7.2 Current biodiversity feature monitoring

Annex 4 provides an overview of current monitoring activities for each MPA feature group. These existing monitoring programmes will be reviewed regularly in order to identify areas that require an adaption to existing monitoring or additional monitoring to meet our aims and objectives. A list of MPA monitoring studies undertaken in the previous year is provided in Annex 7 by way of illustrating what an annual schedule currently comprises. In summary:

  • Seals - Harbour and grey seal populations around the Scottish coastline are monitored by the Sea Mammal Research Unit (SMRU). Harbour seal monitoring work is undertaken as part of a three-year rolling programme, while grey seal pup production surveys are undertaken biennially. The results of the monitoring inform the development of annual seal conservation advice to the Scottish Government.
  • Cetaceans - Bottlenose dolphins and harbour porpoise are the two cetacean species currently protected by Scottish MPAs. A robust, well-established monitoring programme is in place for the bottlenose dolphins in the Moray Firth SAC. The Inner Hebrides and the Minches candidate SAC for harbour porpoise was submitted to the EC in late 2016. An array of passive acoustic monitoring devices will be installed across the site in 2017 with data collection proposed over an initial period of 3-4 years. A number of NGOs have traditionally operated in the area of the SAC collecting effort corrected sightings data.
  • Fish - Common skate is a protected feature of the Loch Sunart and the Sound of Jura MPA. A joint Marine Scotland and SNH study is improving understanding of skate residency and movement within the site. Through continued collaboration with relevant anglers associations it should be possible to estimate the effects of fisheries measures implemented in 2016 (Marine Scotland, 2016) on common skate mortality and develop a pragmatic, long-term monitoring programme for this species. Sandeels are a protected feature of 3 MPAs. Marine Scotland undertakes annual monitoring of sandeels at the Turbot Bank MPA as part of the EU-funded Data Collection Framework (DCF).
  • Marine birds - A suite of existing SPAs for marine birds are considered to contribute to the Scottish MPA network (encompassing both seabirds and waterbirds). Regular monitoring of the key marine bird species and terrestrial colonies is undertaken through well-established partnerships between the JNCC, other UK SNCBs, and assorted academic and NGO conservation groups. The main partnership monitoring programmes collect information on wider population status.
  • Seabed habitats - SNH started a MPA-related seabed habitat monitoring programme in Scottish territorial waters in 2002. The initial monitoring studies (primarily Type 1) were undertaken alongside coarser resolution habitat mapping that informed the designation of marine SACs in 2005[10]. Phased MPA designation in the Scottish offshore area started in 2008, underpinned by a comparable range of broadscale habitat surveys.
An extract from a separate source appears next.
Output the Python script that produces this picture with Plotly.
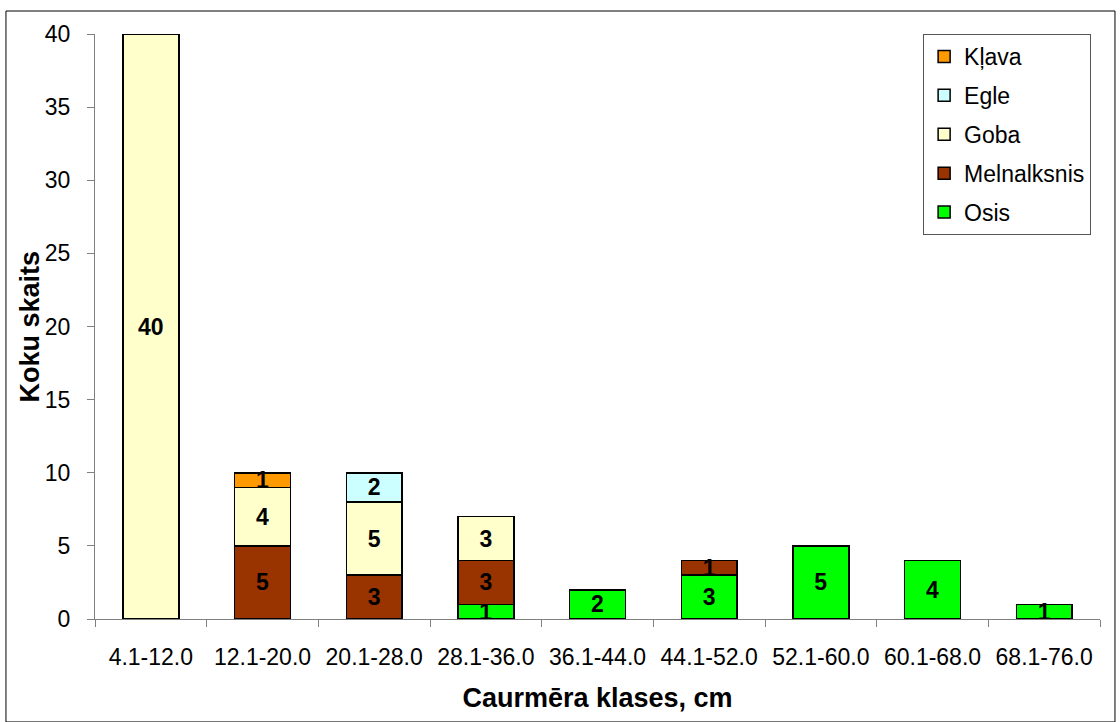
import plotly.graph_objects as go

# Diameter classes and tree counts per species
classes = ["4.1-12.0", "12.1-20.0", "20.1-28.0", "28.1-36.0", "36.1-44.0",
           "44.1-52.0", "52.1-60.0", "60.1-68.0", "68.1-76.0"]
osis = [0, 0, 0, 1, 2, 3, 5, 4, 1]
melnalksnis = [0, 5, 3, 3, 0, 1, 0, 0, 0]
goba = [40, 4, 5, 3, 0, 0, 0, 0, 0]
egle = [0, 0, 2, 0, 0, 0, 0, 0, 0]
klava = [0, 1, 0, 0, 0, 0, 0, 0, 0]

# stacked bottom to top; legend lists them top to bottom
series = [
    ("Osis", osis, "#00FF00", 5),
    ("Melnalksnis", melnalksnis, "#993300", 4),
    ("Goba", goba, "#FFFFCC", 3),
    ("Egle", egle, "#CCFFFF", 2),
    ("Kļava", klava, "#FF9900", 1),
]

FONT = "Liberation Sans, Arial, sans-serif"

fig = go.Figure()
for name, vals, color, rank in series:
    fig.add_trace(go.Bar(
        name=name,
        x=classes,
        y=[v if v else None for v in vals],
        marker=dict(color=color, line=dict(color="black", width=1.5)),
        text=[str(v) if v else "" for v in vals],
        textposition="inside",
        insidetextanchor="middle",
        constraintext="none",
        textangle=0,
        textfont=dict(family=FONT, size=23, color="black", weight="bold"),
        legendgroup=name,
        legendrank=rank,
        hoverinfo="skip",
    ))

fig.update_layout(
    barmode="stack",
    bargap=0.5,
    width=1120,
    height=722,
    margin=dict(l=95, r=20, t=34, b=103),
    paper_bgcolor="white",
    plot_bgcolor="white",
    font=dict(family=FONT, size=23, color="black"),
    showlegend=True,
    legend=dict(
        x=0.824, y=1.0, xanchor="left", yanchor="top",
        traceorder="grouped",
        tracegroupgap=6,
        bordercolor="#555555", borderwidth=1,
        bgcolor="white",
        font=dict(family=FONT, size=23, color="black"),
    ),
    xaxis=dict(
        type="category",
        showline=True, linecolor="#808080", linewidth=1,
        ticks="outside", tickson="boundaries", ticklen=7, tickcolor="#808080",
        ticklabelstandoff=17,
        showgrid=False, zeroline=False,
        tickfont=dict(family=FONT, size=23),
        title=dict(text="Caurmēra klases, cm", standoff=19,
                   font=dict(family=FONT, size=27, weight="bold")),
    ),
    yaxis=dict(
        range=[0, 40],
        tickvals=[0, 5, 10, 15, 20, 25, 30, 35, 40],
        showline=True, linecolor="#808080", linewidth=1,
        ticks="outside", ticklen=7, tickcolor="#808080",
        ticklabelstandoff=12,
        showgrid=False, zeroline=False,
        tickfont=dict(family=FONT, size=23),
    ),
    annotations=[dict(
        text="<b>Koku skaits</b>", textangle=-90,
        xref="paper", yref="paper", x=-0.0647, y=0.5,
        xanchor="center", yanchor="middle", showarrow=False,
        font=dict(family=FONT, size=27, color="black"),
    )],
    shapes=[dict(
        type="rect", xref="paper", yref="paper",
        x0=-0.0886, x1=1.0149, y0=-0.176, y1=1.0393,
        line=dict(color="black", width=1), fillcolor="rgba(0,0,0,0)",
        layer="below",
    )],
)

fig.write_html("out.html")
    Since 2014, the primary focus of the inshore seabed habitats monitoring work has been on implementing more detailed studies (Types 2 & 3) in a small number of sites to explore the effectiveness of new or proposed fisheries management measures. In offshore waters, monitoring programme have focussed on establishing the first point in monitoring time series (Type 1) and exploring the effectiveness of new or proposed fisheries management measures (Types 2 & 3).

  • Other area-based measures - Survey work undertaken within areas that have restrictions in place to support fisheries management and that are considered to make a contribution to the MPA network is summarised in Annex 3.